5G TO DOMINATE MOBILE CARRIER THINKING
Ujhazy says 5G is going to be huge for the mobile carriers.
He says: “We’ve done a telco capex (capital expenditure) forecast for the Asia-Pacific region excluding China and Japan. The fastest growing single capex item is the build out of 5G radio access networks. It’s going to grow at 93 percent compound annual growth rate (CAGR) over the next five years. That’s in a context of a decline of about 1.6 percent CAGR in their total capex. So, it’s obviously going to be big for operators.”
For Ujhazy, 5G remains mainly an enterprise play, but there is also a consumer play in the mix. He says carriers need 5G technology because it simplifies and streamlines their job of provisioning and managing a cellular customer.

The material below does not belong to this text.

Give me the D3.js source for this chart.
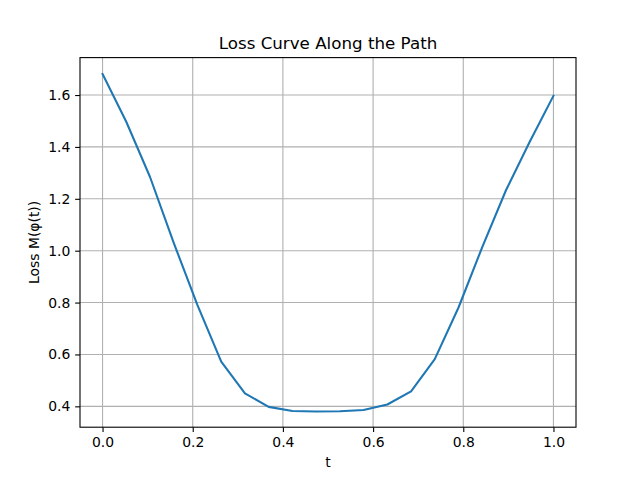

They also need it so they can keep offering the increase in performance and capacity that we’ve all come to expect.
He has changed his view of network slicing in the last year. “I didn’t believe in the private networks that are possible with 5G. Vodafone Global changed my mind. They said they have about 160 different requirements – that’s expressions of customer interest – already on the table. So there will be a place for it. I’m not sure how that will make sense over time. But it is coming.”
Sydney-based Hugh Ujhazy is vice president, IoT and telecommunications for IDC. He leads the research company’s analysis of fixed and mobile network services for the Asia-Pacific region.